Maybe you’ve read one of his famous books, maybe you’ve read them all, or maybe you’ve just seen the film’s based on his work… no matter what, it is tough to find anyone out there, who has never heard of J.R.R. Tolkien. The Lord of the Rings was groundbreaking at its time, taking the atmospheres and feelings of classic works such as Beowulf and presenting the stories in a more palpable, world-reaching container. Skip forward 50 years, and the film adaptations of the book became the standard for grand scale filmmaking and special effects epics set in the realm of high fantasy. Yet just a miniscule portion of fans of either his books or the movies they inspired, including The Hobbit trilogy, know the background of J.R.R. Tolkien.
The new biopic about the legendary storyteller and professor, Tolkien, stars Nicholas Hoult and Lily James and touches on many of the important and meaningful portions of the author’s young life, all while whisking in some of the people, places, and creatures that inhabit the worlds he’d go on to create. Though don’t be fooled… while it can be easy to fall into the trap, the film stays clear of trying to pinpoint every exact moment in Tolkien’s life he gained a particular inspiration for moments in his text. Hoult, who portrays the film’s subject matter as a young scholar in love with a girl while being pulled away by his great expectations as a scholar—and the impending doom of the First World War—was kind enough to sit down with us to talk about what it is like to portray a man of such well known stature and importance.
Unless they are Tolkien historians, most people just think of him as that picture of an older man, a lot of times seen with a pipe. Was it hard for you to get over any preconceived notions you might have had about him?
I really didn’t have that many preconceived notions. It was one of those mad things that when I read the script, I suddenly realized that I cherished his stories and the mythology he created, but I didn’t know anything about him or where they stemmed from. So to read this and learn about his childhood, and when he was a young man—those friendships and relationships that then sparked his imagination and creativity, and gave him that space to come up with those stories—I was really inspired and loved the story.
Well, talking about those images he created; in the sections of the film that are during The Great War, we see a lot of romanticized ideas of what he may see out there, and it certainly isn’t what he is thinking about in the moment, but what are you reacting to in those sections? Is it more about the war, or what the script is trying to paint?
It’s a mix, because the war-like elements of it, [director Dome [Karukoski] had these wonderful ideas in terms of—you know a lot of the images we see of World War I are these black and white propaganda images. His inspiration was the colors that would be intertwined, but also, the true reality of it, which is horrific. And then Tolkien suffered from trench fever. So it was one of those things to have those slightly hallucinatory elements embedded into this very realistic war tone, [it] was something I thought was very cinematic and wonderful. There’s this odd thing where you’re playing it very real—and the sets they built were so realistic that you’d be in this very visceral environment, but it would also be with a slight twist of the imagination of what was happening.

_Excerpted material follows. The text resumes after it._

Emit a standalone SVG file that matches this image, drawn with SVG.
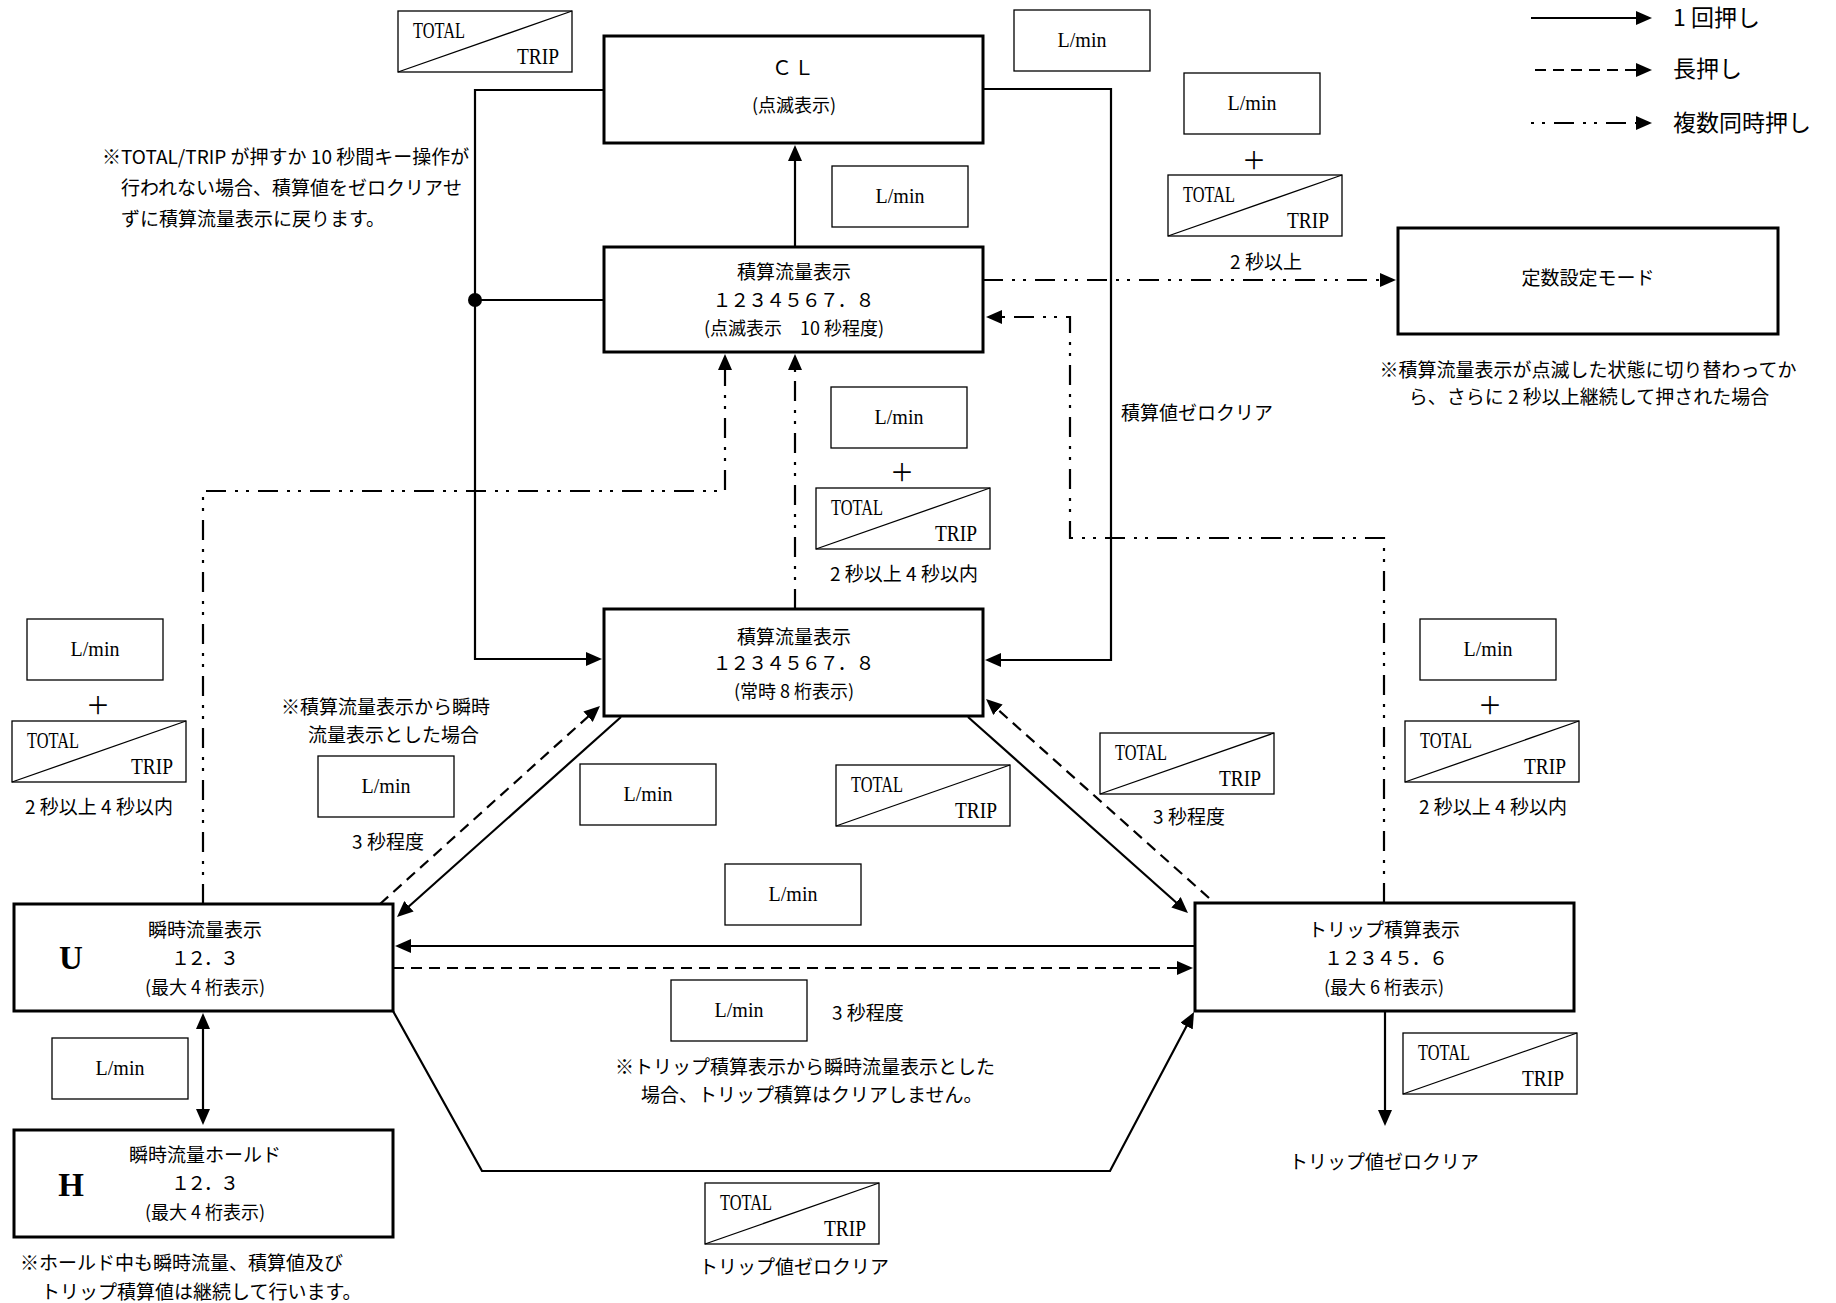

For a film like this, yes it is based on real people, but it is ultimately just a story about friendship and love.
Is that mainly what you were drawn to?
Completely, I think it is one of those things where by; as a fan, I love to see where it all came from and learn about the man. But also, at the same time, it was something that if you read that script, you’d see it as a story that stand alone in terms of the young orphan finding love and friendship, and the space to create. It’s an inspiration. so that is what I loved about it.
I don’t want to take away from anyone else in the film, but it must be wonderful to spend any amount of time with Derek Jacobi.
Yeah, we were so fortunate to have him be a part of this. And also Professor Wright [played by Jacobi], who was Tolkien’s professor at Oxford, and Tolkien later took on that same position later on, to see that character and that person that pushed him, and also saved him—you know he was on the verge of being kicked out of Oxford and his life would have taken a very different course. So to find someone to find and nurture that talent, and then have Derek Jacobi on set to bring him to life, was brilliant.
It almost feels like everyone in his life was there to nurture those feelings. Not that he could not have done anything on his own, but he needed that push from everybody.
Yeah, completely. I think that is the same with anybody who does great things in life. When you go back and you map out the influences and ideas, and the people who made it possible—yeah, that’s what this story is all about.
I’m kind of interested to know, with all of the people that you’ve worked with, and of course you have tremendous talent of your own, but do you ever find that you’ve picked up affectations of them, portraying them in any way?
I’ll tell you, the only reason I ask, and it has been so long, so I don’t even see why there is reason for this to be… but when you’re talking to Edith on the beach before you deploy, it was a little Hugh Grant-ish, to me.
Maybe—yeah, there is probably some—I mean, certainly working with him when I was at that age, he’s certainly someone that I look up to in terms of his work ethic, how he treats people. It was a great first influence when I was working with him, so maybe I’ve taken on board a few little things.